Peter I alone carried within himself that unforeseen, new Russia, which he brought about with harshness and threats against the will of the people, relying on autocratic power and personal strength. The current government does not have to resort to any kind of progressive terror. There is an entire milieu, mature in thought, ready to move with or against the government, in the name of the people and for their benefit. This circle may not be very large, but we absolutely do not accept that it is inferior in consciousness and development to any circle in the West. If it is unaccustomed to the consideration of social issues, then it is freer of everything traditional, and is newer, simpler, and more youthful than Western society. It has also lived through the suffering, failures, and trials of European life, but survived by means of its education, ideas, and heart, not having exhausted all its strength, but carrying in its memory the dreadful lesson of recent events. Like a youth who has been defeated by some great unhappiness that took place before his eyes, it quickly matures and gazes with a grown-up look at life through this sad example.
But for this common task the government has to step over the palisades and fences of the table of ranks that prevent it from seeing and heeding this grown-up speech, which is timidly and half surreptitiously expressed in literature and educated circles.
Can the thought of moving forward an entire part of the world to redeem three gloomy decades, to unite the two Russias between whom Peter's razor has passed1—a matter of purification, emancipation, and development, touching along the way fearful and colossal questions about landowner- ship, labor and its reward, the commune and the proletariat, before whom all European governments tremble—is it possible that this huge historic mission, coming of its own accord, will flatter Alexander II less than the empty and solitary height of absolute imperial power, limited by bribes, relying on bayonets, serfdom, liquor taxes, the secret police, ignorance, and beatings, ruling amidst general silence and suppressed groans?
We do not think so. And even if it were so, it is hardly possible to have a continuation of the Nicholaevan reign. We are certain that this merciless, backward-dragging despotism has run its course in Russia. The government itself senses this, but feels new and awkward in the world of reform, improvement, and the human word; it is shy and slow-moving, not believing in its strength and confused by the difficulty and complexity of the task. This deadening notion of its own weakness, that we are not up to the task, exists among us, and, unfortunately, not just in the government but in us as well.
This is not modesty, but the beginning of despair and depression; for so long we were cowed and downtrodden, so accustomed to blush in the presence of other nations and to consider all the filth of Russian life to be irreparable—from bribes to birch rods—that we really almost lost faith in ourselves. This unfortunate feeling surely must pass. Goethe said quite correctly:
To lose one's courage is to lose everything, It would be better not to have been born.2
Of course, the last three decades were hard, and our whole historical development followed a difficult and strange path, but didn't this time leave us pledges for the future? Did we really come to a stop, exhausted, did Rus split up into parts or fall under foreign dominion? No, we stand whole and unharmed, full of strength, unified in the face of a new path.

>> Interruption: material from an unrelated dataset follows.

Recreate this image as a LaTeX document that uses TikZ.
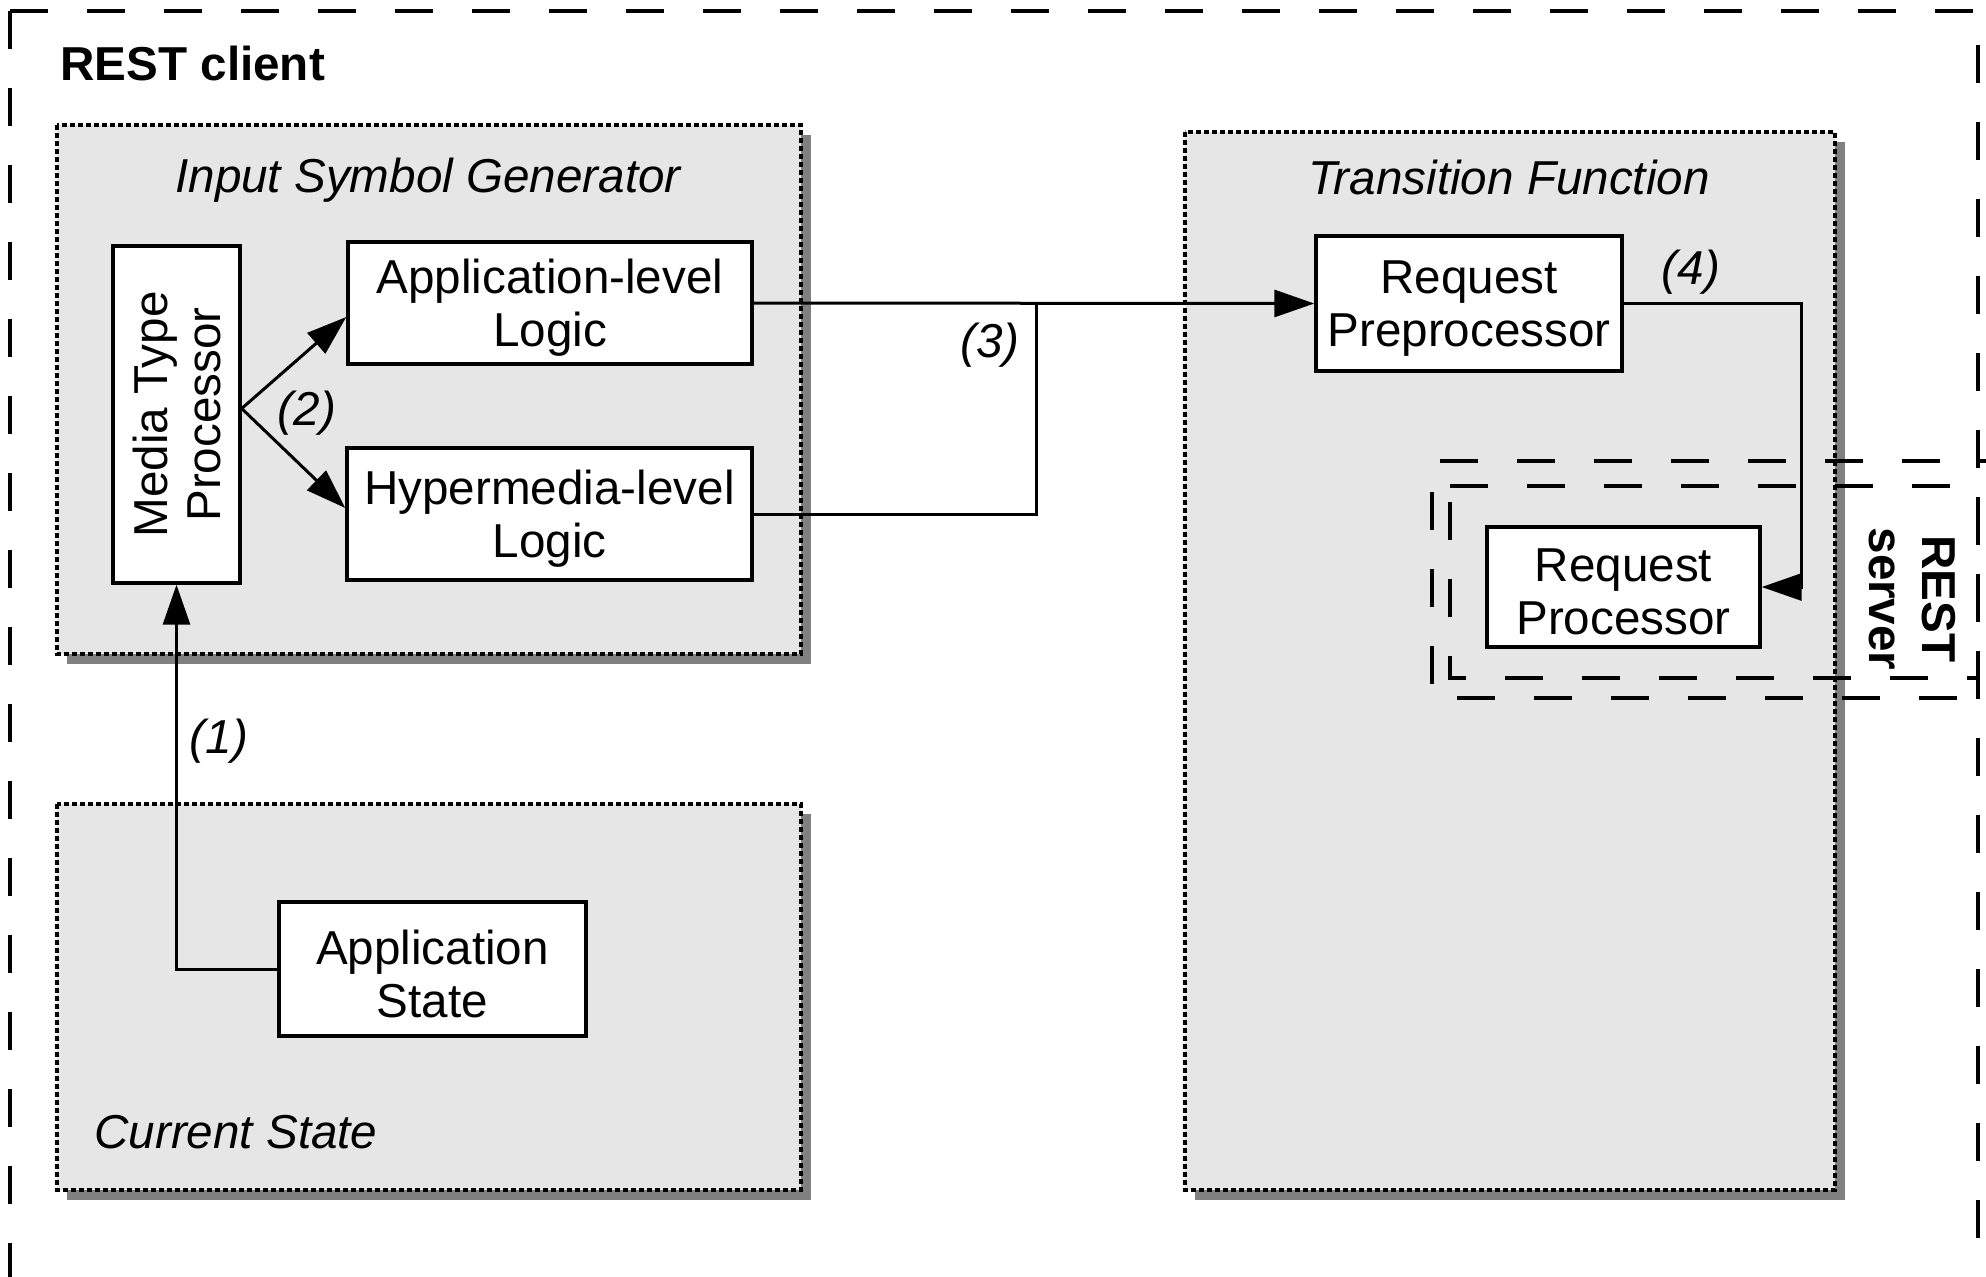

We are frightened by the backward and terrible condition of the people, its habit of lawlessness, and the poverty that is crushing it. All of this un- arguably makes—and will make—development difficult, but, in contrast to Burger's ballad,3 we say: the living stride fast, and the pace of the popular masses, when they begin to move, will be very great. We do not need to lead them toward the new life, just to remove what is crushing their own traditional ways. [. . .]
For 150 years we have been living in the ruins of the old; nothing whole has remained and there is nothing to regret. We have an imperial dictatorship and rural life, and between them every sort of institution, attempt, initiative, and idea, coming more and more to life, not tied to any caste or to any existing order. Since Peter I we have been in a state of restructuring, looking for new forms, imitating, making copies, and a year later we try something newer. It is enough to change ministers for state serfs to suddenly become personal serfs of the imperial family or vice versa. What does not change is the foundation, the soil, i.e., there is still the village with its physiological character, its pre-governmental state and condition, a premise whose syllogism lies in the future rather than as a continuation of the Muscovite kingdom; it also existed at that time, that is all we can say. It would be very difficult to change it, and it is unnecessary; quite the contrary, on it will be built the Rus of the future!

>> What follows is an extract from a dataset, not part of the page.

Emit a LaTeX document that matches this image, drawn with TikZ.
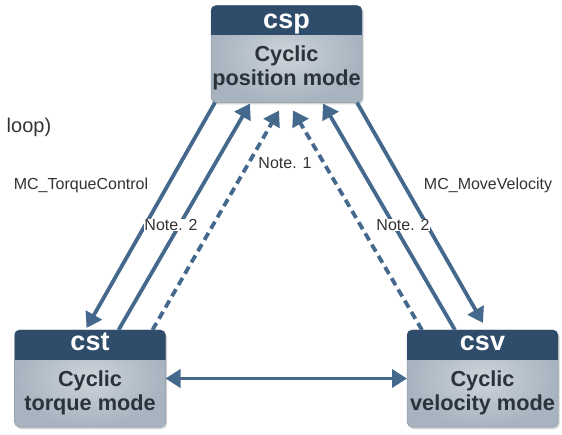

Of course, it is not easy to go from military despotism and German bureaucracy to a simpler and more popular governmental structure. But where are the insurmountable obstacles? To be sure, it is difficult to see the truth if some are not permitted to speak it and others are interested in keeping it hidden. The sovereign sees nothing from behind the beams and posts of the chancellery and the bureaucracy and the dust raised by soldiers on maneuvers; that is why the government, as it enters into the era of reform, is feeling its way along, desiring it and not desiring it, and those who might give advice are floundering like a fish on ice, with no voice.
In order to continue Peter's work, the government must openly renounce the Petersburg period as Peter himself renounced Muscovy. These artificial contrivances of imperial administration have grown old. Having so much power and, on the one hand, leaning on the common folk, while, on the other, on all thinking and educated people in Russia, the current government could perform miracles without the slightest danger to itself.